Quand reviendrez-vous à Paris ? Je vous aimerais tout autant à l’hôtel de Condé qu’à la poursuite du prince héréditaire.

Vous m’avez l’air, monsieur, de penser un jour comme un de vos précurseurs, homme de qualité, attaché à un autre grand Condé qu’il se lassa d’accompagner dans ses dernières campagnes.

Autant que je m’en souviens, voici de petits vers qu’il fit en se retirant dans ses terres. Je les tiens d’un intime ami de feu Son Altesse sérénissime M. le Duc. Ces vers sont très-bons pour un militaire : le héros, tout héros qu’il était, en connaissait le prix. Cela prouve du moins que l’âge amène quelquefois la sagesse.


Je laisse mon illustre maître,
Insatiable de lauriers ;
Philosophe autant qu’on peut l’être,
Je vais mourir dans mes foyers,
Où, traînant ma faible vieillesse,
Dont je sens déjà le fardeau,
J’irai, conduit par la Paresse,
Occuper mon petit tombeau.
Je suis las du bruit que vous faites,

Dieu des combats, terrible Mars ;
Et, sans tambours et sans trompettes,
Je vais quitter vos étendards
Pour aller dans ma solitude,
Au lieu de foudres entouré,
Commencer ma béatitude
Près de mon paisible curé,
Qui, s’en tenant à son bréviaire,
Doux, charitable, et point cafard,
Ne recommande, à tout hasard,
Que l’aumône et que la prière, etc., etc.

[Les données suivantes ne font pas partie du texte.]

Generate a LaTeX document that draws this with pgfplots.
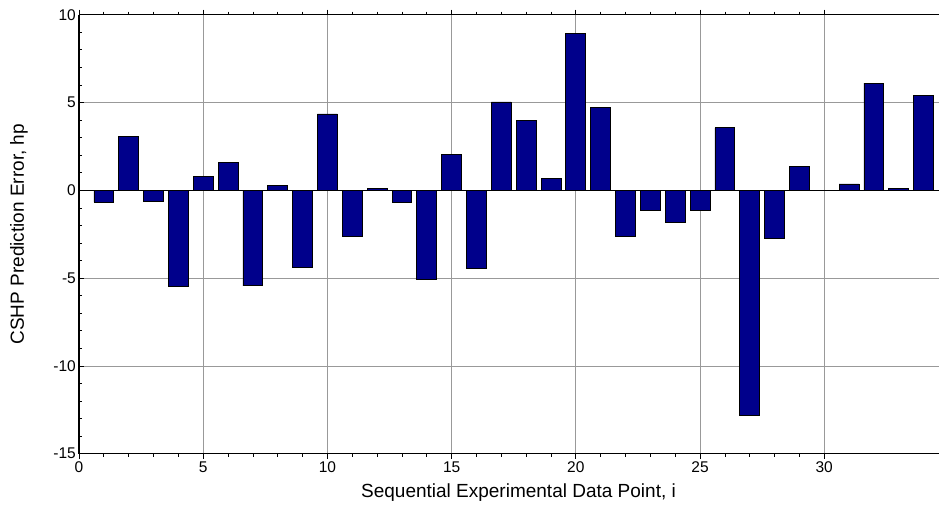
\documentclass[border=0pt]{standalone}
\usepackage{fontspec}
\setmainfont{Liberation Sans}
\usepackage{pgfplots}
\pgfplotsset{compat=1.18}
\definecolor{barblue}{RGB}{0,0,139}
\begin{document}
\begin{tikzpicture}
\begin{axis}[
  name=ax,
  scale only axis,
  width=860pt, height=439pt,
  xmin=0, xmax=34.62, ymin=-15, ymax=10,
  axis x line=box, axis y line=left,
  axis line style={-, line width=1.3pt, black},
  tick align=inside,
  xtick={0,5,...,30}, ytick={-15,-10,...,10},
  minor x tick num=4, minor y tick num=4,
  major tick length=5pt, minor tick length=3pt,
  every tick/.style={black, line width=0.7pt},
  grid=major,
  major grid style={line width=0.8pt, color=black!40},
  extra y ticks={0}, extra y tick labels={},
  extra y tick style={major grid style={line width=1pt, color=black}, major tick length=0pt},
  /pgf/number format/assume math mode=true,
  ticklabel style={font=\fontsize{15.5}{18}\selectfont},
  xticklabel style={anchor=north, inner sep=0pt, yshift=-2.5pt},
  yticklabel style={anchor=east, inner sep=0pt, xshift=-3pt},
  xlabel={Sequential Experimental Data Point, i},
  ylabel={CSHP Prediction Error, hp},
  label style={font=\fontsize{19}{22}\selectfont},
  xlabel style={at={(axis description cs:0.5,0)}, anchor=base, inner sep=0pt, yshift=-43.5pt, xshift=9.5pt},
  ylabel style={at={(axis description cs:-0.0698,0.5)}, anchor=center, rotate=0, inner sep=0pt},
  ybar, bar width=0.8,
]
\addplot[fill=barblue, draw=black, line width=0.8pt] coordinates {
(1,-0.68) (2,3.05) (3,-0.65) (4,-5.48) (5,0.81) (6,1.57) (7,-5.44) (8,0.28)
(9,-4.38) (10,4.35) (11,-2.6) (12,0.09) (13,-0.68) (14,-5.08) (15,2.05) (16,-4.43)
(17,5.03) (18,3.99) (19,0.68) (20,8.94) (21,4.72) (22,-2.6) (23,-1.16) (24,-1.8)
(25,-1.16) (26,3.56) (27,-12.82) (28,-2.75) (29,1.38) (30,0.01) (31,0.36) (32,6.11)
(33,0.11) (34,5.41)
};
\end{axis}
\pgfresetboundingbox
\path[use as bounding box] ([shift={(-79pt,-52.5pt)}]ax.south west) rectangle ([shift={(0pt,14.7pt)}]ax.north east);
\end{tikzpicture}
\end{document}
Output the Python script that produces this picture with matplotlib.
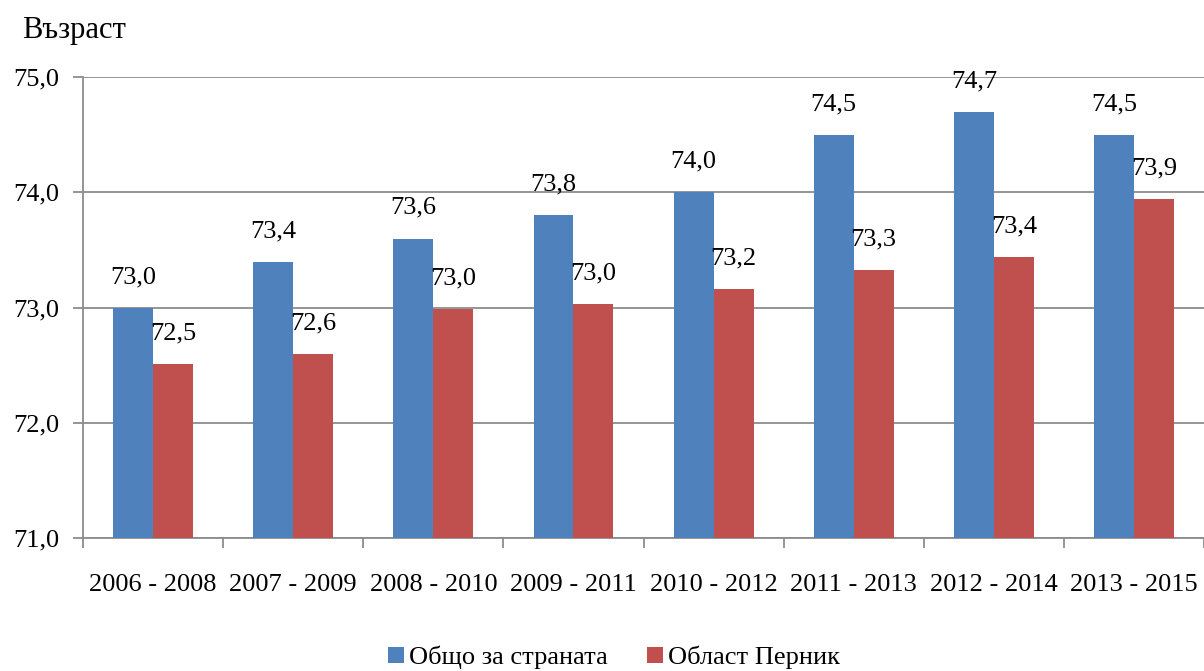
import numpy as np
import matplotlib.pyplot as plt

periods = ['2006 - 2008', '2007 - 2009', '2008 - 2010', '2009 - 2011',
           '2010 - 2012', '2011 - 2013', '2012 - 2014', '2013 - 2015']
country = [73.0, 73.4, 73.6, 73.8, 74.0, 74.5, 74.7, 74.5]
pernik = [72.51, 72.60, 72.99, 73.03, 73.16, 73.33, 73.44, 73.94]
y_ticks = [71.0, 72.0, 73.0, 74.0, 75.0]

plt.rcParams['font.family'] = ['Liberation Serif', 'DejaVu Serif']

fig = plt.figure(figsize=(12.04, 6.71), dpi=100)
ax = fig.add_axes([0.069, 0.198, 0.931, 0.687])

x = np.arange(len(periods))
w = 0.285
grid_c = '#8c8c8c'

b1 = ax.bar(x - w/2, [v - 71 for v in country], w, bottom=71, color='#4F81BD', label='Общо за страната', zorder=3)
b2 = ax.bar(x + w/2, [v - 71 for v in pernik], w, bottom=71, color='#C0504D', label='Област Перник', zorder=3)

for xi, v in zip(x - w/2, country):
    ax.text(xi, v + 0.17, f'{v:.1f}'.replace('.', ','), ha='center', va='bottom', fontsize=19, zorder=4)
for xi, v in zip(x + w/2, pernik):
    ax.text(xi, v + 0.17, f'{v:.1f}'.replace('.', ','), ha='center', va='bottom', fontsize=19, zorder=4)

ax.set_ylim(71, 75)
ax.set_xlim(-0.5, len(periods) - 0.5)
ax.set_yticks(y_ticks)
ax.set_yticklabels([f'{t:.1f}'.replace('.', ',') for t in y_ticks], fontsize=19)
ax.yaxis.grid(True, color=grid_c, linewidth=1.3, zorder=0)

ax.set_xticks(x)
ax.set_xticklabels(periods, fontsize=19)
ax.set_xticks(np.arange(len(periods) + 1) - 0.5, minor=True)
ax.tick_params(axis='x', which='major', length=0, pad=26)
ax.tick_params(axis='x', which='minor', length=7, color=grid_c, width=1.3)
ax.tick_params(axis='y', length=7, color=grid_c, width=1.3, pad=10)

for s in ['top', 'right']:
    ax.spines[s].set_visible(False)
for s in ['left', 'bottom']:
    ax.spines[s].set_color(grid_c)
    ax.spines[s].set_linewidth(1.3)

fig.text(0.018, 0.955, 'Възраст', fontsize=22, ha='left', va='center')

fig.legend(handles=[b1, b2], loc='center', bbox_to_anchor=(0.51, 0.02), ncol=2,
           frameon=False, fontsize=19, handlelength=0.6, handleheight=0.6,
           handletextpad=0.2, columnspacing=1.5)

fig.savefig('out.png', dpi=100)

Vous vous plaignez de votre santé, monsieur ; c’est bien à vous d’en parler à un homme qui attend la mort dans son lit de douleur, tandis que vous courez la chercher sur des champs de bataille ! Dans tous les cas, monsieur, appelez à votre secours la bonne philosophie, qui soutient le faible et qui console le malade.

Mais j’ose à peine prononcer ce mot de philosophie. Tant de gens sont payés pour la craindre et pour la combattre qu’on ne sait à qui l’on parle. Vous me paraissez, monsieur, digue d’en sentir et d’en prouver les avantages. Recevez avec vos bontés ordinaires le sincère hommage du vieux malade.

  1. Cette lettre est ordinairement datée du 30. Je lui donne la date du 20, parce que c’est celle qu’elle porte dans le Nouveau Recueil de gaieté, etc., publié par le comte de La Touraille, 1785, deux volumes in-12. (B.)
  2. La division commandée parle prince de Condé avait eu la plus grande part à la victoire remportée à Johannisberg, en Hesse, par l’armée des maréchaux d’Estrées et de Soubise, le 30 août 1762. Cinq jours auparavant, le 25, le prince avait forcé à la retraite le prince Ferdinand de Brunswick, qui était venu l’attaquer à Gruningen. — La Touraille était écuyer du prince de Condé.